消費者保護の法律~電子商取引法・特定商取引法~
オンライン取引と特定商取引法
Web3・メタバース事業で一般消費者向けにNFTやデジタル商品、サービスを販売する際には、従来のECサイトと同様に特定商取引法や電子契約に関するルールが適用されます。
特定商取引法上、ウェブサイト等を通じた商品の販売は、「通信販売」に該当し、事業者は利用者に対して取引内容を適切に表示する義務があります。

具体的には、事業者の氏名(名称)・住所・連絡先、支払方法、引渡時期、返品・キャンセル条件などを分かりやすく表示しなければなりません。NFT販売ページであっても例外ではなく、これら法定表示事項をサイト内に掲示する必要があります。
また、誇大広告や誤認を与える表示は禁止されており、NFTの価値や希少性を宣伝する際にも根拠のない断定的表現は避けましょう(景品表示法に抵触する恐れがあります)。メタバース内ショップでの販売行為も通信販売の一形態と考えられるため、現実と同等の表示・説明を心掛けることが大切です。
Web3・メタバースと利用規約
消費者を相手にする契約全般について定める消費者契約法にも注意が必要です。とくにオンライン利用規約やNFT購入規約において、一方的に事業者に有利で消費者の権利を不当に制限する条項は無効と判断される可能性があります。

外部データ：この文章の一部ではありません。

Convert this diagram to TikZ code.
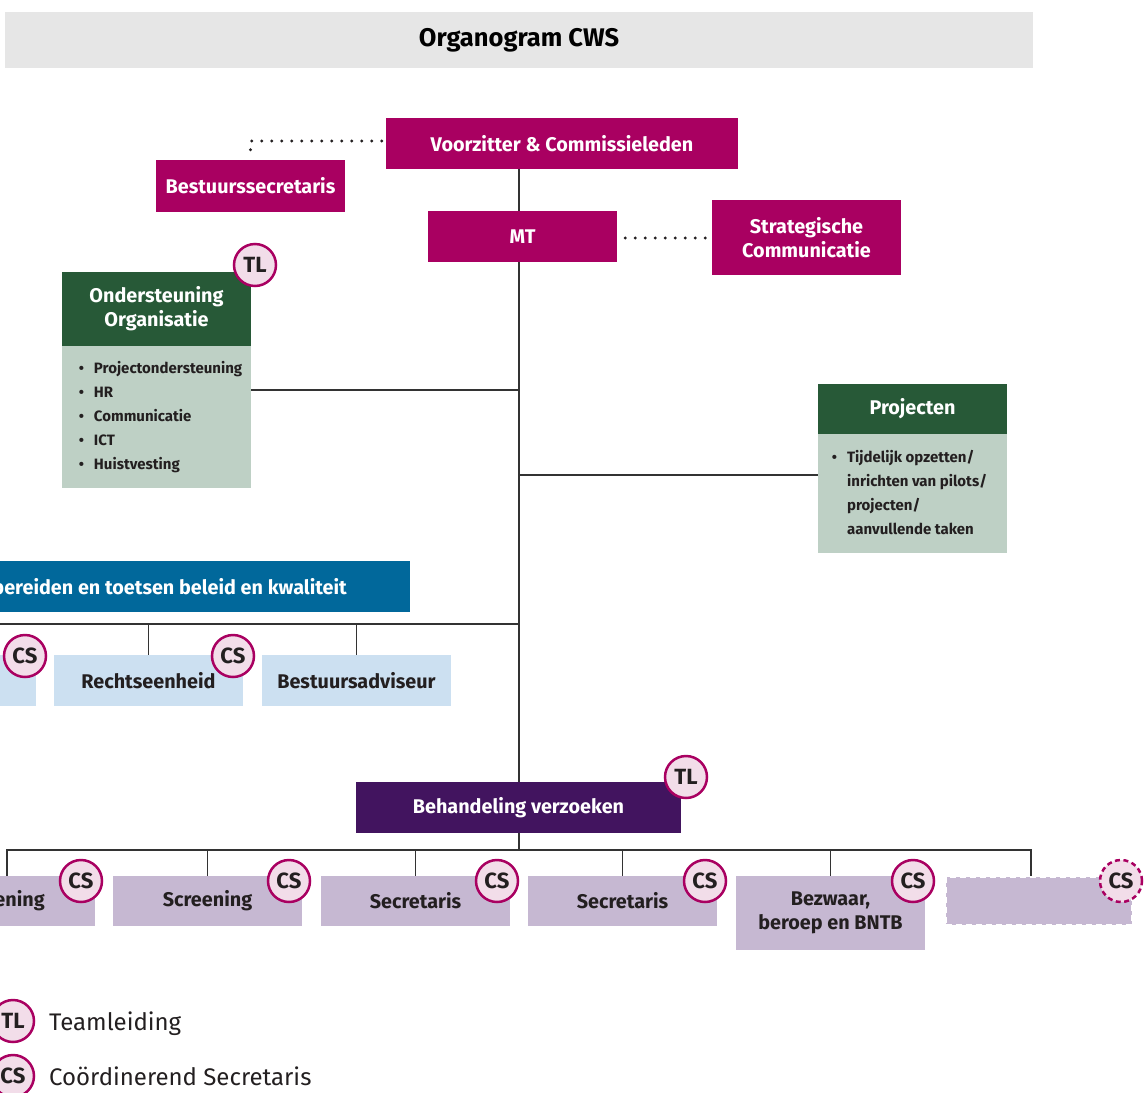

例えば、「購入後のNFTに不具合があっても一切返品・返金しない」といった条項や、「事業者の故意・重過失による損害についても責任を負わない」という条項は、消費者契約法で無効とされ得ます。また、未成年がメタバース内で課金アイテムやNFTを購入するケースも考えられますが、未成年者との契約は法定代理人(親等)の同意がない場合取り消し得るため、年齢確認や課金額に上限を設けるなどの措置を講じましょう。

またweb3やメタバース、NFTは新しい技術ゆえにユーザーが誤解しやすい点については、事前にリスクを知らせておくこともトラブル防止に有効です。
例えば、「NFTを購入してもそのイラストの著作権は手に入りません」
「メタバース内アイテムはサービス提供期間中のみ利用できます」といった重要事項は、目立つ形で表示・周知しましょう。